Direction
Each line of the listing must be transcribed exactly, except for the images, which should be excluded.

Data section
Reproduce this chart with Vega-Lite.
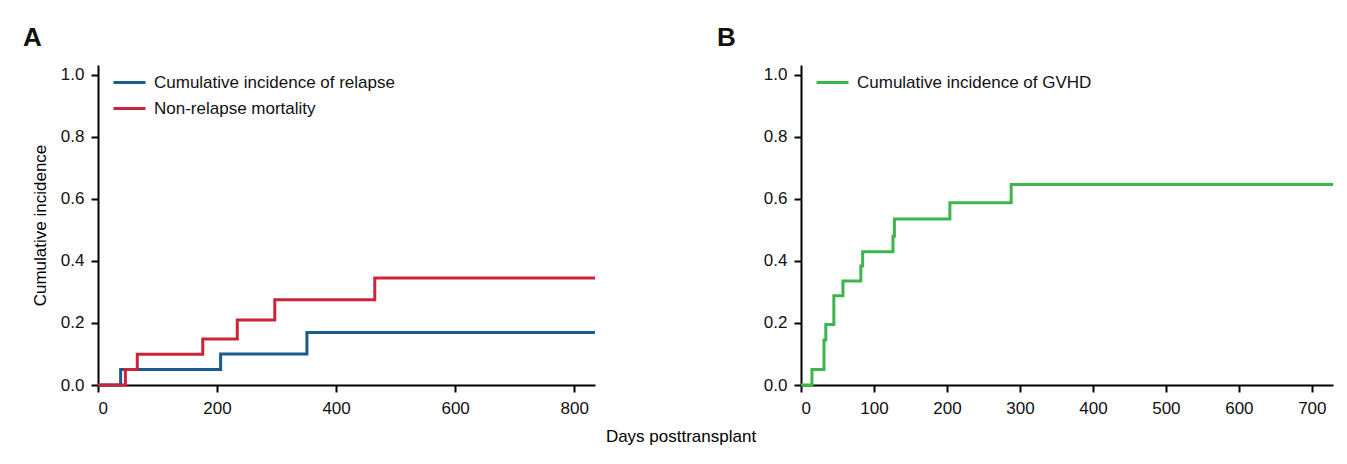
{
  "$schema": "https://vega.github.io/schema/vega-lite/v6.json",
  "background": "white",
  "padding": {"left": 23, "top": 25, "right": 0, "bottom": 0},
  "datasets": {
    "a": [
      {"series": "Cumulative incidence of relapse", "day": 0, "ci": 0},
      {"series": "Cumulative incidence of relapse", "day": 38, "ci": 0.05},
      {"series": "Cumulative incidence of relapse", "day": 206, "ci": 0.10},
      {"series": "Cumulative incidence of relapse", "day": 351, "ci": 0.169},
      {"series": "Cumulative incidence of relapse", "day": 835, "ci": 0.169},
      {"series": "Non-relapse mortality", "day": 0, "ci": 0},
      {"series": "Non-relapse mortality", "day": 46, "ci": 0.05},
      {"series": "Non-relapse mortality", "day": 66, "ci": 0.099},
      {"series": "Non-relapse mortality", "day": 176, "ci": 0.148},
      {"series": "Non-relapse mortality", "day": 234, "ci": 0.21},
      {"series": "Non-relapse mortality", "day": 297, "ci": 0.275},
      {"series": "Non-relapse mortality", "day": 465, "ci": 0.345},
      {"series": "Non-relapse mortality", "day": 835, "ci": 0.345}
    ],
    "b": [
      {"series": "Cumulative incidence of GVHD", "day": 0, "ci": 0},
      {"series": "Cumulative incidence of GVHD", "day": 15, "ci": 0.05},
      {"series": "Cumulative incidence of GVHD", "day": 31.5, "ci": 0.145},
      {"series": "Cumulative incidence of GVHD", "day": 34, "ci": 0.195},
      {"series": "Cumulative incidence of GVHD", "day": 45, "ci": 0.288},
      {"series": "Cumulative incidence of GVHD", "day": 57.5, "ci": 0.335},
      {"series": "Cumulative incidence of GVHD", "day": 82, "ci": 0.384},
      {"series": "Cumulative incidence of GVHD", "day": 84.5, "ci": 0.43},
      {"series": "Cumulative incidence of GVHD", "day": 126, "ci": 0.48},
      {"series": "Cumulative incidence of GVHD", "day": 128, "ci": 0.535},
      {"series": "Cumulative incidence of GVHD", "day": 204, "ci": 0.588},
      {"series": "Cumulative incidence of GVHD", "day": 288, "ci": 0.647},
      {"series": "Cumulative incidence of GVHD", "day": 729, "ci": 0.647}
    ]
  },
  "title": {
    "text": "Days posttransplant",
    "orient": "bottom",
    "anchor": "middle",
    "font": "Liberation Sans",
    "fontSize": 17,
    "fontWeight": "normal",
    "color": "black",
    "offset": 13
  },
  "spacing": 206,
  "bounds": "flush",
  "hconcat": [
    {
      "title": {"text": "A", "anchor": "start", "frame": "group", "dx": -75, "offset": 14, "fontSize": 26, "fontWeight": "bold", "font": "Liberation Sans", "color": "#111"},
      "width": 497,
      "height": 320,
      "data": {"name": "a"},
      "mark": {"type": "line", "interpolate": "step-after", "strokeWidth": 3},
      "encoding": {
        "x": {"field": "day", "type": "quantitative", "scale": {"domain": [0, 835], "nice": false}, "axis": {"values": [0, 200, 400, 600, 800], "title": null}},
        "y": {"field": "ci", "type": "quantitative", "scale": {"domain": [0, 1.032], "nice": false}, "axis": {"values": [0, 0.2, 0.4, 0.6, 0.8, 1.0], "format": ".1f", "title": "Cumulative incidence"}},
        "color": {
          "field": "series", "type": "nominal",
          "scale": {"domain": ["Cumulative incidence of relapse", "Non-relapse mortality"], "range": ["#1b5a8d", "#c9243a"]},
          "legend": {"title": null, "orient": "none", "legendX": 14, "legendY": 0, "symbolType": "stroke", "symbolSize": 1024, "symbolStrokeWidth": 3, "labelFontSize": 17, "labelFont": "Liberation Sans", "labelColor": "#111", "labelOffset": 7, "rowPadding": -6, "padding": 0, "labelLimit": 400}
        }
      }
    },
    {
      "title": {"text": "B", "anchor": "start", "frame": "group", "dx": -84, "offset": 14, "fontSize": 26, "fontWeight": "bold", "font": "Liberation Sans", "color": "#111"},
      "width": 532,
      "height": 320,
      "data": {"name": "b"},
      "mark": {"type": "line", "interpolate": "step-after", "strokeWidth": 3},
      "encoding": {
        "x": {"field": "day", "type": "quantitative", "scale": {"domain": [0, 729], "nice": false}, "axis": {"values": [0, 100, 200, 300, 400, 500, 600, 700], "title": null}},
        "y": {"field": "ci", "type": "quantitative", "scale": {"domain": [0, 1.032], "nice": false}, "axis": {"values": [0, 0.2, 0.4, 0.6, 0.8, 1.0], "format": ".1f", "title": null}},
        "color": {
          "field": "series", "type": "nominal",
          "scale": {"domain": ["Cumulative incidence of GVHD"], "range": ["#3cb54a"]},
          "legend": {"title": null, "orient": "none", "legendX": 14, "legendY": 0, "symbolType": "stroke", "symbolSize": 1024, "symbolStrokeWidth": 3, "labelFontSize": 17, "labelFont": "Liberation Sans", "labelColor": "#111", "labelOffset": 7, "rowPadding": -6, "padding": 0, "labelLimit": 400}
        }
      }
    }
  ],
  "resolve": {"scale": {"color": "independent", "x": "independent", "y": "independent"}},
  "config": {
    "view": {"stroke": null},
    "axis": {
      "grid": false,
      "domainColor": "black",
      "domainWidth": 2,
      "tickColor": "black",
      "tickWidth": 2,
      "tickSize": 7,
      "labelFont": "Liberation Sans",
      "labelFontSize": 17,
      "labelColor": "#111",
      "labelPadding": 7,
      "titleFont": "Liberation Sans",
      "titleFontSize": 17,
      "titleFontWeight": "normal",
      "titleColor": "black",
      "titlePadding": 11
    },
    "axisX": {"labelPadding": 8}
  }
}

Task output
Reproduce this chart with Vega-Lite.
{
  "$schema": "https://vega.github.io/schema/vega-lite/v6.json",
  "background": "white",
  "padding": {"left": 23, "top": 25, "right": 0, "bottom": 0},
  "datasets": {
    "a": [
      {"series": "Cumulative incidence of relapse", "day": 0, "ci": 0},
      {"series": "Cumulative incidence of relapse", "day": 38, "ci": 0.05},
      {"series": "Cumulative incidence of relapse", "day": 206, "ci": 0.10},
      {"series": "Cumulative incidence of relapse", "day": 351, "ci": 0.169},
      {"series": "Cumulative incidence of relapse", "day": 835, "ci": 0.169},
      {"series": "Non-relapse mortality", "day": 0, "ci": 0},
      {"series": "Non-relapse mortality", "day": 46, "ci": 0.05},
      {"series": "Non-relapse mortality", "day": 66, "ci": 0.099},
      {"series": "Non-relapse mortality", "day": 176, "ci": 0.148},
      {"series": "Non-relapse mortality", "day": 234, "ci": 0.21},
      {"series": "Non-relapse mortality", "day": 297, "ci": 0.275},
      {"series": "Non-relapse mortality", "day": 465, "ci": 0.345},
      {"series": "Non-relapse mortality", "day": 835, "ci": 0.345}
    ],
    "b": [
      {"series": "Cumulative incidence of GVHD", "day": 0, "ci": 0},
      {"series": "Cumulative incidence of GVHD", "day": 15, "ci": 0.05},
      {"series": "Cumulative incidence of GVHD", "day": 31.5, "ci": 0.145},
      {"series": "Cumulative incidence of GVHD", "day": 34, "ci": 0.195},
      {"series": "Cumulative incidence of GVHD", "day": 45, "ci": 0.288},
      {"series": "Cumulative incidence of GVHD", "day": 57.5, "ci": 0.335},
      {"series": "Cumulative incidence of GVHD", "day": 82, "ci": 0.384},
      {"series": "Cumulative incidence of GVHD", "day": 84.5, "ci": 0.43},
      {"series": "Cumulative incidence of GVHD", "day": 126, "ci": 0.48},
      {"series": "Cumulative incidence of GVHD", "day": 128, "ci": 0.535},
      {"series": "Cumulative incidence of GVHD", "day": 204, "ci": 0.588},
      {"series": "Cumulative incidence of GVHD", "day": 288, "ci": 0.647},
      {"series": "Cumulative incidence of GVHD", "day": 729, "ci": 0.647}
    ]
  },
  "title": {
    "text": "Days posttransplant",
    "orient": "bottom",
    "anchor": "middle",
    "font": "Liberation Sans",
    "fontSize": 17,
    "fontWeight": "normal",
    "color": "black",
    "offset": 13
  },
  "spacing": 206,
  "bounds": "flush",
  "hconcat": [
    {
      "title": {"text": "A", "anchor": "start", "frame": "group", "dx": -75, "offset": 14, "fontSize": 26, "fontWeight": "bold", "font": "Liberation Sans", "color": "#111"},
      "width": 497,
      "height": 320,
      "data": {"name": "a"},
      "mark": {"type": "line", "interpolate": "step-after", "strokeWidth": 3},
      "encoding": {
        "x": {"field": "day", "type": "quantitative", "scale": {"domain": [0, 835], "nice": false}, "axis": {"values": [0, 200, 400, 600, 800], "title": null}},
        "y": {"field": "ci", "type": "quantitative", "scale": {"domain": [0, 1.032], "nice": false}, "axis": {"values": [0, 0.2, 0.4, 0.6, 0.8, 1.0], "format": ".1f", "title": "Cumulative incidence"}},
        "color": {
          "field": "series", "type": "nominal",
          "scale": {"domain": ["Cumulative incidence of relapse", "Non-relapse mortality"], "range": ["#1b5a8d", "#c9243a"]},
          "legend": {"title": null, "orient": "none", "legendX": 14, "legendY": 0, "symbolType": "stroke", "symbolSize": 1024, "symbolStrokeWidth": 3, "labelFontSize": 17, "labelFont": "Liberation Sans", "labelColor": "#111", "labelOffset": 7, "rowPadding": -6, "padding": 0, "labelLimit": 400}
        }
      }
    },
    {
      "title": {"text": "B", "anchor": "start", "frame": "group", "dx": -84, "offset": 14, "fontSize": 26, "fontWeight": "bold", "font": "Liberation Sans", "color": "#111"},
      "width": 532,
      "height": 320,
      "data": {"name": "b"},
      "mark": {"type": "line", "interpolate": "step-after", "strokeWidth": 3},
      "encoding": {
        "x": {"field": "day", "type": "quantitative", "scale": {"domain": [0, 729], "nice": false}, "axis": {"values": [0, 100, 200, 300, 400, 500, 600, 700], "title": null}},
        "y": {"field": "ci", "type": "quantitative", "scale": {"domain": [0, 1.032], "nice": false}, "axis": {"values": [0, 0.2, 0.4, 0.6, 0.8, 1.0], "format": ".1f", "title": null}},
        "color": {
          "field": "series", "type": "nominal",
          "scale": {"domain": ["Cumulative incidence of GVHD"], "range": ["#3cb54a"]},
          "legend": {"title": null, "orient": "none", "legendX": 14, "legendY": 0, "symbolType": "stroke", "symbolSize": 1024, "symbolStrokeWidth": 3, "labelFontSize": 17, "labelFont": "Liberation Sans", "labelColor": "#111", "labelOffset": 7, "rowPadding": -6, "padding": 0, "labelLimit": 400}
        }
      }
    }
  ],
  "resolve": {"scale": {"color": "independent", "x": "independent", "y": "independent"}},
  "config": {
    "view": {"stroke": null},
    "axis": {
      "grid": false,
      "domainColor": "black",
      "domainWidth": 2,
      "tickColor": "black",
      "tickWidth": 2,
      "tickSize": 7,
      "labelFont": "Liberation Sans",
      "labelFontSize": 17,
      "labelColor": "#111",
      "labelPadding": 7,
      "titleFont": "Liberation Sans",
      "titleFontSize": 17,
      "titleFontWeight": "normal",
      "titleColor": "black",
      "titlePadding": 11
    },
    "axisX": {"labelPadding": 8}
  }
}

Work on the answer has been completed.